My Rails (Mongrel) server sometimes dies
It has been awhile since I started a Rails project from scratch, so I appear to have missed the Phusion Passenger bandwagon. At first, this seemed like a GREAT idea, as one of the problems that I run into, and haven’t found a really good solution to is the odd mongrel failure. This is especially true of a site that while important, isn’t a huge traffic hog. Only after looking at Google analytics for the week does the user find that it has been down for a few days.
Restarting the mongrel servers can be a bit of a stretch, too. In the past, I have always just relied on my capistrano deployments to make sure my servers were up and running. There is one problem with that. Most clients have no interest in going to the command line and running some incantation to make their server work. They simply want it to run all the time. While I agree that this is makes perfect sense, it’s not always simple. I may have found the simple answer, but it took a little bit of tweaking.
Passenger makes it simple to run a rails server via apache, and avoids the need to stop and start the server manually. When apache gets a request, it simply fires off a new instance of passenger, and serves it up. It sounds great on paper, and it is, but you have to do a few things.

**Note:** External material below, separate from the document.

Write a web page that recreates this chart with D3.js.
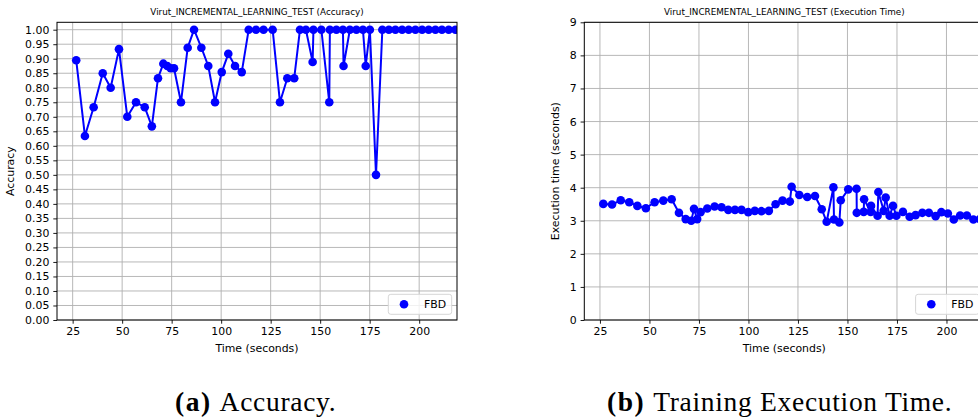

My Passenger instances lag!
The trick is, passenger will keep its instances open for only so long. Once that time passes, they will die in order to conserve resources. This is not that big of a deal, but it does become a problem with newer sites that are just starting to gain momentum. If a user comes to that site after the default (5 min) delay, that request will have to fire up a new instance. I suppose the time for the restart is based on the server hardware and load, but I don’t really see the need to spend more than necessary on hardware to fix this issue. On my server, the lag was ten or fifteen seconds. This seemed like a very long time.
Okay, so I RTFM
It turns out that Passenger has a config variable called PassengerPoolIdleTime. This will adjust the amount of time before the instance dies. It is a number of seconds that the instance will remain inactive before it quits.
Eureka! That’s what I needed. My first guess was to set this at 0, meaning that it stays around forever, waiting for a new request. Unfortunately, this isn’t how it works. It will stay open until “application instances will not be shutdown unless it’s really necessary”. It names some criteria, but I found that there was no real way to tell when the instance was going to die.
A completely kludgey fix
I hate the idea that I resorted to something so kludgey to get this thing to work. I know I should look further, but it’s 2:14AM, and I am just tired of dealing with this, so here is what i ended up doing:
- Set the PassengerPoolIdleTime variable to 600. This will give you a good ten minutes of waiting time.
- Set up a cron job to wget the site every five minutes.
I have been running it this way for a few hours, and it seems as though everything is working as it should. In order to test it, I have to nose around on the site every few minutes, so those hits will obviously effect the timing. I will know for sure in the morning.
Check those stats!
If you are running google analytics, you will have already guessed that there will be 288 hits per day that shouldn’t count against your total. In order to keep those hits from showing up in your analytics account, you need only create a filter to keep those hits out.
I hope this helps any others out there who might be running into the same issue.